Unsupervised Learning#
Unsupervised learning refers to a class of machine learning problems where the model is tasked with finding patterns or relationships in data without explicit guidance or labeled examples. Unlike in supervised learning problems, there are no targets \(y_i\), and datasets consist of just feature vectors: \(\mathcal D = \{\boldsymbol x_i\}_{i=1}^n\).
Dimensionality Reduction#
Dimensionality reduction techniques transform high-dimensional data into a lower-dimensional representation while preserving important information. This is useful for:
Visualization of high-dimensional data
Reducing computational complexity
Removing noise and redundant features
Addressing the curse of dimensionality
Common techniques include:
Principal Component Analysis (PCA)
t-SNE (t-Distributed Stochastic Neighbor Embedding)
UMAP (Uniform Manifold Approximation and Projection)
Clustering#
Clustering algorithms group similar data points together based on their features or characteristics. Points within the same cluster should be similar to each other and different from points in other clusters.
Popular clustering algorithms:
K-means clustering
Hierarchical clustering
DBSCAN (Density-Based Spatial Clustering of Applications with Noise)
Gaussian Mixture Models
Anomaly Detection#
Anomaly detection (also known as outlier detection) identifies data points that deviate significantly from the expected pattern or behavior. These anomalies might indicate:
Fraud in financial transactions
Manufacturing defects
Network intrusions
Sensor malfunctions
Common approaches:
Statistical methods (z-score, IQR)
Isolation Forest
One-class SVM
Autoencoders
Association Rule Learning#
Association rule learning discovers interesting relationships between variables in large datasets.
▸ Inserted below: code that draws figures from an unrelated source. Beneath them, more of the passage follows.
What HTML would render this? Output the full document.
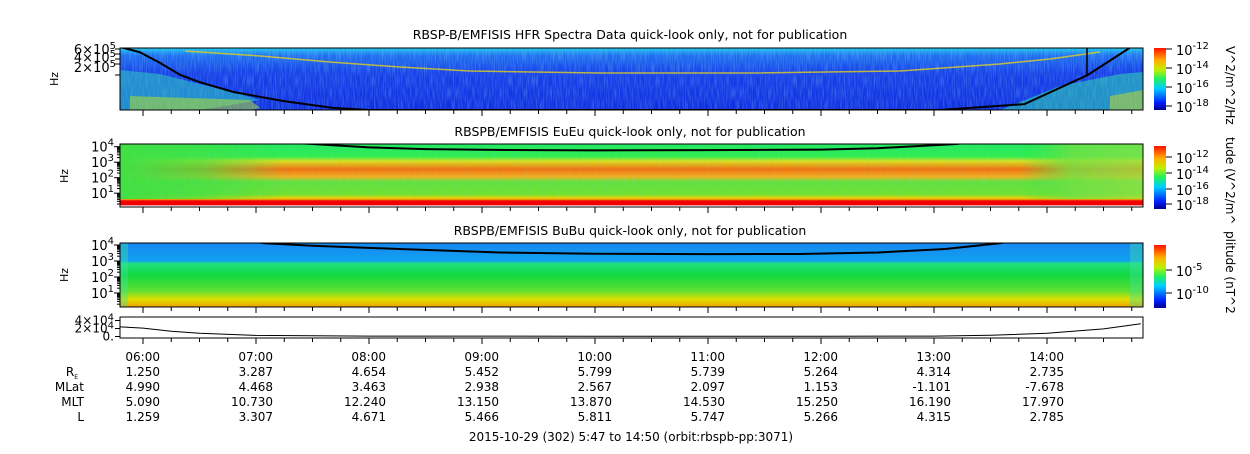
<!DOCTYPE html>
<html><head><meta charset="utf-8">
<style>
body{margin:0;background:#fff;width:1250px;height:449px;overflow:hidden;font-family:"Liberation Sans","DejaVu Sans",sans-serif}
svg text{font-family:"DejaVu Sans","Liberation Sans",sans-serif;fill:#000}
</style></head><body>
<svg id="c" width="1250" height="449" viewBox="0 0 1250 449" xmlns="http://www.w3.org/2000/svg">
<defs>
<linearGradient id="jet" x1="0" y1="1" x2="0" y2="0">
<stop offset="0" stop-color="#00008f"/><stop offset="0.12" stop-color="#0020ff"/><stop offset="0.35" stop-color="#00d0ff"/><stop offset="0.5" stop-color="#20f060"/><stop offset="0.65" stop-color="#c0f000"/><stop offset="0.8" stop-color="#ffb000"/><stop offset="1" stop-color="#ff1000"/>
</linearGradient>
<linearGradient id="p1g" x1="0" y1="0" x2="0" y2="1">
<stop offset="0" stop-color="#20c8f0"/><stop offset="0.12" stop-color="#2070f0"/><stop offset="0.4" stop-color="#1840e8"/><stop offset="1" stop-color="#1030e0"/>
</linearGradient>
<linearGradient id="p2g" x1="0" y1="0" x2="0" y2="1">
<stop offset="0" stop-color="#20e860"/><stop offset="0.2" stop-color="#30ec50"/><stop offset="0.27" stop-color="#d8e020"/><stop offset="0.4" stop-color="#f07010"/><stop offset="0.52" stop-color="#f0b020"/><stop offset="0.6" stop-color="#60e040"/><stop offset="0.8" stop-color="#70e030"/><stop offset="0.86" stop-color="#f0d000"/><stop offset="0.89" stop-color="#f07000"/><stop offset="0.9" stop-color="#f00000"/><stop offset="0.97" stop-color="#f00000"/><stop offset="0.98" stop-color="#ffffff"/><stop offset="1" stop-color="#ffffff"/>
</linearGradient>
<linearGradient id="p3g" x1="0" y1="0" x2="0" y2="1">
<stop offset="0" stop-color="#1888f0"/><stop offset="0.28" stop-color="#10a0f0"/><stop offset="0.32" stop-color="#20e080"/><stop offset="0.5" stop-color="#10d840"/><stop offset="0.75" stop-color="#60e030"/><stop offset="0.88" stop-color="#e0e000"/><stop offset="1" stop-color="#f0a000"/>
</linearGradient>
<linearGradient id="bandH" x1="0" y1="0" x2="1" y2="0">
<stop offset="0" stop-color="#40e040" stop-opacity="1"/><stop offset="0.08" stop-color="#40e040" stop-opacity="0.7"/><stop offset="0.16" stop-color="#40e040" stop-opacity="0"/><stop offset="0.88" stop-color="#40e040" stop-opacity="0"/><stop offset="0.93" stop-color="#70e040" stop-opacity="0.8"/><stop offset="1" stop-color="#90e040" stop-opacity="0.7"/>
</linearGradient>
<filter id="nz"><feTurbulence type="fractalNoise" baseFrequency="0.9 0.08" numOctaves="1" seed="3"/><feColorMatrix values="0 0 0 0 0.3  0 0 0 0 0.8  0 0 0 0 1  0 0 0 0.9 -0.35"/></filter>
<clipPath id="c1"><rect x="120" y="48" width="1023" height="62"/></clipPath>
<clipPath id="c2"><rect x="120" y="144" width="1023" height="63"/></clipPath>
<clipPath id="c3"><rect x="120" y="243" width="1023" height="64"/></clipPath>
<clipPath id="c4"><rect x="120" y="317" width="1023" height="21"/></clipPath>
</defs>

<text x="630" y="39" font-size="12.5" text-anchor="middle">RBSP-B/EMFISIS  HFR Spectra Data quick-look only, not for publication</text>
<text x="630" y="136" font-size="12.5" text-anchor="middle">RBSPB/EMFISIS  EuEu quick-look only, not for publication</text>
<text x="630" y="235" font-size="12.5" text-anchor="middle">RBSPB/EMFISIS  BuBu quick-look only, not for publication</text>

<g clip-path="url(#c1)">
<rect x="120" y="48" width="1023" height="62" fill="url(#p1g)"/>
<rect x="120" y="48" width="1023" height="62" filter="url(#nz)" opacity="0.7"/>
<polygon points="120,70 160,74 200,84 240,94 260,100 200,110 120,110" fill="#30d0c0" opacity="0.55"/>
<polygon points="130,96 250,100 260,108 250,110 130,110" fill="#b0e030" opacity="0.55"/>
<polygon points="1000,110 1060,86 1120,74 1143,72 1143,110" fill="#30d8b0" opacity="0.55"/>
<polygon points="1110,96 1143,90 1143,110 1110,110" fill="#d0e020" opacity="0.5"/>
<polyline points="185,51 260,56 330,62 400,67 470,71 600,73 750,73 900,71 1000,64 1050,59 1100,52" fill="none" stroke="#e0d020" stroke-width="1.5" opacity="0.8"/>
<path id="curve1" fill="none" stroke="#000" stroke-width="2"/>
<line x1="1087" y1="48" x2="1087" y2="75" stroke="#000" stroke-width="1.5"/>
</g>
<rect x="120" y="48" width="1023" height="62" fill="none" stroke="#000"/>

<g clip-path="url(#c2)">
<rect x="120" y="144" width="1023" height="63" fill="url(#p2g)"/>
<rect x="120" y="144" width="1023" height="55" fill="url(#bandH)"/>
<rect x="120" y="144" width="1023" height="52" filter="url(#nz)" opacity="0.25"/>
<path id="curve2" fill="none" stroke="#000" stroke-width="2"/>
</g>
<rect x="120" y="144" width="1023" height="63" fill="none" stroke="#000"/>

<g clip-path="url(#c3)">
<rect x="120" y="243" width="1023" height="64" fill="url(#p3g)"/>
<rect x="120" y="243" width="8" height="64" fill="#40e0a0" opacity="0.4"/>
<rect x="1130" y="243" width="13" height="64" fill="#40e0a0" opacity="0.4"/>
<path id="curve3" fill="none" stroke="#000" stroke-width="2"/>
</g>
<rect x="120" y="243" width="1023" height="64" fill="none" stroke="#000"/>

<g clip-path="url(#c4)"><path id="curve4" fill="none" stroke="#000" stroke-width="1"/></g>
<rect x="120" y="317" width="1023" height="21" fill="none" stroke="#000"/>

<g font-size="13">
<text x="116" y="54" text-anchor="end">6×10<tspan font-size="10" dy="-5">5</tspan></text>
<text x="116" y="62" text-anchor="end">4×10<tspan font-size="10" dy="-5">5</tspan></text>
<text x="116" y="72" text-anchor="end">2×10<tspan font-size="10" dy="-5">5</tspan></text>
<text x="58" y="79" font-size="11" transform="rotate(-90 58 79)" text-anchor="middle">Hz</text>
<text x="68" y="176" font-size="11" transform="rotate(-90 68 176)" text-anchor="middle">Hz</text>
<text x="68" y="275" font-size="11" transform="rotate(-90 68 275)" text-anchor="middle">Hz</text>
</g>
<g id="yticks" font-size="11"></g>
<g id="xticks"></g>

<g>
<rect x="1154" y="48" width="12" height="62" fill="url(#jet)"/>
<rect x="1154" y="146" width="12" height="63" fill="url(#jet)"/>
<rect x="1154" y="245" width="12" height="63" fill="url(#jet)"/>
</g>
<g id="cbticks" font-size="12"></g>
<text font-size="12" transform="translate(1226,46) rotate(90)">V^2/m^2/Hz</text>
<text font-size="12" transform="translate(1226,137) rotate(90)">tude (V^2/m^</text>
<text font-size="12" transform="translate(1226,231) rotate(90)">plitude (nT^2</text>

<g id="ephem" font-size="12"></g>
<text x="631" y="441" font-size="12" text-anchor="middle">2015-10-29 (302) 5:47 to 14:50 (orbit:rbspb-pp:3071)</text>
</svg>
<script>
// ---- data ----
const p1Hours=[5.8,5.97,6.15,6.33,6.5,6.8,7.24,7.68,8.0,12.8,13.05,13.8,14.36,14.73];
const p1LogHz=[5.9,5.74,5.39,5.0,4.77,4.45,4.16,3.94,3.87,3.87,3.87,4.06,5.0,5.87];
const p2Hours=[6.5,7.5,8.0,8.5,9.0,10,11,12,12.5,13.2,13.6];
const p2Hz=[40000,15000,9000,7000,6300,5800,6000,6500,8000,15000,40000];
const p3Hours=[6.5,7.08,7.5,8.27,9.16,10,11,11.8,12.5,13.1,13.58,14];
const p3Hz=[40000,13000,9000,5600,3400,2800,2700,2750,3400,5600,13000,40000];
const p4Hours=[5.8,6.0,6.25,6.5,7.0,8.0,10,12,13,13.5,14,14.5,14.83];
const p4Val=[24000,21000,13000,8000,2700,1000,800,800,1000,3000,8000,19000,32000];
const tickHours=[6,7,8,9,10,11,12,13,14];
const tickLabels=["06:00","07:00","08:00","09:00","10:00","11:00","12:00","13:00","14:00"];
const ephemRows=["R","MLat","MLT","L"];
const ephemRE=["1.250","3.287","4.654","5.452","5.799","5.739","5.264","4.314","2.735"];
const ephemMLat=["4.990","4.468","3.463","2.938","2.567","2.097","1.153","-1.101","-7.678"];
const ephemMLT=["5.090","10.730","12.240","13.150","13.870","14.530","15.250","16.190","17.970"];
const ephemL=["1.259","3.307","4.671","5.466","5.811","5.747","5.266","4.315","2.785"];
// ---- scales ----
const NS="http://www.w3.org/2000/svg";
const X=h=>143+(h-6)*113;
const Y1=l=>75+(5-l)*31;
const Y2=v=>146.7+(4-Math.log10(v))*15.5;
const Y3=v=>245+(4-Math.log10(v))*16;
const Y4=v=>336.5-v/20000*8;
function mk(tag,attrs,parent,txt){const e=document.createElementNS(NS,tag);for(const k in attrs)e.setAttribute(k,attrs[k]);if(txt!==undefined)e.textContent=txt;parent.appendChild(e);return e;}
function path(hs,vs,fy){return hs.map((h,i)=>(i?"L":"M")+X(h).toFixed(1)+","+fy(vs[i]).toFixed(1)).join(" ");}
const c1=document.getElementById('curve1');c1.setAttribute('d',path(p1Hours,p1LogHz,Y1));


const c2=document.getElementById('curve2');c2.setAttribute('d',path(p2Hours,p2Hz,Y2));


const c3=document.getElementById('curve3');c3.setAttribute('d',path(p3Hours,p3Hz,Y3));


const c4=document.getElementById('curve4');c4.setAttribute('d',path(p4Hours,p4Val,Y4));


// x ticks
const xt=document.getElementById('xticks');
const panels=[[48,110],[144,207],[243,307],[317,338]];
for(let m=6*60-15;m<=14*60+45;m+=15){const h=m/60;const x=X(h);if(x<121||x>1142)continue;const major=m%60===0;
 panels.forEach(p=>{const t=mk('line',{x1:x,x2:x,y1:p[1],y2:p[1]+(major?6:4),stroke:'#000'},xt);
 
 });}
// y ticks (log)
const yt=document.getElementById('yticks');
function ytick(y,len,lab,name){const t=mk('line',{x1:120-len,x2:120,y1:y,y2:y,stroke:'#000'},yt);
 
 
 if(lab!==null){const tx=mk('text',{x:114,y:y+5,'text-anchor':'end','font-size':13},yt);tx.textContent='10';const s=mk('tspan',{'font-size':10,dy:-6},tx,lab);
 
 }}
[[1,"1"],[2,"2"],[3,"3"],[4,"4"]].forEach(([d,l])=>{ytick(Y2(Math.pow(10,d)),6,l,'p2-y-tick');ytick(Y3(Math.pow(10,d)),6,l,'p3-y-tick');
 for(let k=2;k<10;k++){const v=k*Math.pow(10,d-1);const a=Y2(v),b=Y3(v);if(a>144&&a<207)ytick(a,3,null,'p2-minor');if(b>243&&b<307)ytick(b,3,null,'p3-minor');}});
[49,54,59,64,75].forEach(y=>ytick(y,5,null,'p1-y-tick'));
[[4e4,"4×10"],[2e4,"2×10"],[0,"0."]].forEach(([v,l])=>{const y=Y4(v);ytick(y,5,null,'p4-y-tick');
 const tx=mk('text',{x:114,y:y+4,'text-anchor':'end','font-size':12},yt,l);
 
 
 if(v>0){mk('tspan',{'font-size':10,dy:-4},tx,'4');}});
// colorbar ticks
const cb=document.getElementById('cbticks');
function cbt(y,lab,sup){mk('line',{x1:1166,x2:1172,y1:y,y2:y,stroke:'#000'},cb);if(lab){const t=mk('text',{x:1176,y:y+6,'font-size':13},cb,lab);mk('tspan',{'font-size':10,dy:-6},t,sup);
 
 }}
[[49,"-12"],[68,"-14"],[87,"-16"],[106,"-18"]].forEach(([y,s])=>cbt(y,'10',s));
[[157,"-12"],[173,"-14"],[189,"-16"],[204,"-18"]].forEach(([y,s])=>cbt(y,'10',s));
cbt(270,'10','-5');cbt(293,'10','-10');
// ephemeris
const eg=document.getElementById('ephem');
const rowY=[361,376,391,406,421];
tickHours.forEach((h,i)=>{const x=X(h)+17;
 const a=mk('text',{x:x,y:rowY[0],'text-anchor':'end'},eg,tickLabels[i]);
 
 
 [ephemRE,ephemMLat,ephemMLT,ephemL].forEach((arr,r)=>{const t=mk('text',{x:x,y:rowY[r+1],'text-anchor':'end'},eg,arr[i]);
 
 });});
ephemRows.forEach((n,r)=>{const t=mk('text',{x:84,y:rowY[r+1],'text-anchor':'end'},eg,n);
 
 
 if(r===0){t.setAttribute('x',78);mk('tspan',{'font-size':6,dy:3},t,'E');}});
</script>
</body></html>
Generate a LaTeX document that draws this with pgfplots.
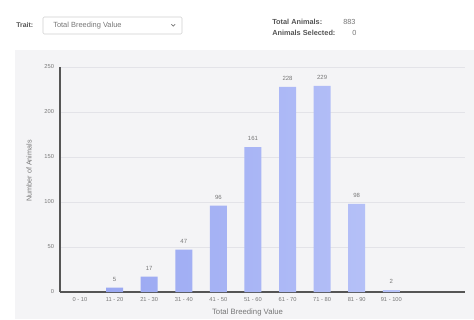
\documentclass[border=0pt]{standalone}
\usepackage{pgfplots}
\pgfplotsset{compat=1.18}
\usepackage{fontspec}
\setmainfont{Liberation Sans}
\definecolor{panel}{HTML}{F4F4F6}
\definecolor{txt}{HTML}{555555}
\definecolor{ticktxt}{HTML}{777777}
\definecolor{barL}{HTML}{9AA8F2}
\definecolor{barR}{HTML}{B8C3F8}
\definecolor{gridc}{HTML}{E3E3E8}
\definecolor{axisc}{HTML}{555555}
\begin{document}
\begin{tikzpicture}
\path[use as bounding box] (0,0) rectangle (355.5pt,-239.25pt);
\fill[white] (0,0) rectangle (355.5pt,-239.25pt);
\fill[panel] (11.25pt,-37.5pt) rectangle (355.5pt,-239.25pt);
% header
\node[anchor=west,inner sep=0,text=txt,font=\bfseries\fontsize{5.2}{6}\selectfont] at (12pt,-18.75pt) {Trait:};
\draw[draw=black!18,fill=white,rounded corners=1pt,line width=0.4pt] (32.25pt,-12.75pt) rectangle (136.5pt,-25.5pt);
\node[anchor=west,inner sep=0,text=ticktxt,font=\fontsize{5.6}{6}\selectfont] at (39.75pt,-19pt) {Total Breeding Value};
\draw[ticktxt,line width=0.5pt] (128.5pt,-18.2pt) -- (129.9pt,-19.6pt) -- (131.3pt,-18.2pt);
\node[anchor=west,inner sep=0,text=txt,font=\bfseries\fontsize{5.5}{6}\selectfont] at (204pt,-16.5pt) {Total Animals:};
\node[anchor=west,inner sep=0,text=ticktxt,font=\fontsize{5.5}{6}\selectfont] at (257.25pt,-16.5pt) {883};
\node[anchor=west,inner sep=0,text=txt,font=\bfseries\fontsize{5.5}{6}\selectfont] at (204pt,-24.75pt) {Animals Selected:};
\node[anchor=west,inner sep=0,text=ticktxt,font=\fontsize{5.5}{6}\selectfont] at (264pt,-24.75pt) {0};
\begin{axis}[
  at={(45pt,-219pt)}, anchor=south west,
  scale only axis, width=303.75pt, height=168.75pt,
  xmin=-0.578, xmax=11.13, ymin=0, ymax=250,
  axis lines=left,
  axis line style={-, draw=axisc, line width=1.1pt},
  xtick={0,...,9},
  xticklabels={0 - 10, 11 - 20, 21 - 30, 31 - 40, 41 - 50, 51 - 60, 61 - 70, 71 - 80, 81 - 90, 91 - 100},
  ytick={0,50,...,250},
  ymajorgrids, grid style={draw=gridc, line width=0.5pt},
  major tick length=0pt, tick style={draw=none},
  /pgf/number format/assume math mode=true,
  tick label style={font=\fontsize{4.3}{5}\selectfont, text=ticktxt},
  xticklabel style={yshift=-0.5pt},
  yticklabel style={xshift=-1pt},
  xlabel={Total Breeding Value},
  ylabel={Number of Animals},
  xlabel style={at={(axis description cs:0.463,-0.092)}, anchor=center, font=\fontsize{5.8}{6}\selectfont, text=ticktxt},
  ylabel style={at={(axis description cs:-0.0765,0.538)}, anchor=center, font=\fontsize{5.4}{6}\selectfont, text=ticktxt},
  ybar, bar width=12.75pt,
  nodes near coords,
  every node near coord/.append style={font=\fontsize{4.5}{5}\selectfont, text=ticktxt, yshift=1.2pt},
  clip=false,
]
\addplot[draw=none, left color=barL, right color=barR] coordinates {
  (1,5) (2,17) (3,47) (4,96) (5,161) (6,228) (7,229) (8,98) (9,2)
};
\end{axis}
\end{tikzpicture}
\end{document}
It’s particularly useful in:
Market basket analysis
Product recommendations
Web usage mining
Cross-selling strategies
Popular algorithms:
Apriori algorithm
FP-Growth
ECLAT
Topic Modeling#
Topic modeling algorithms uncover abstract “topics” that occur in a collection of documents. Each topic is represented as a distribution over words, and each document as a mixture of topics.
Common techniques:
Latent Dirichlet Allocation (LDA)
Non-negative Matrix Factorization (NMF)
Latent Semantic Analysis (LSA)
Applications:
Content recommendation
Document summarization
Trend analysis
Content organization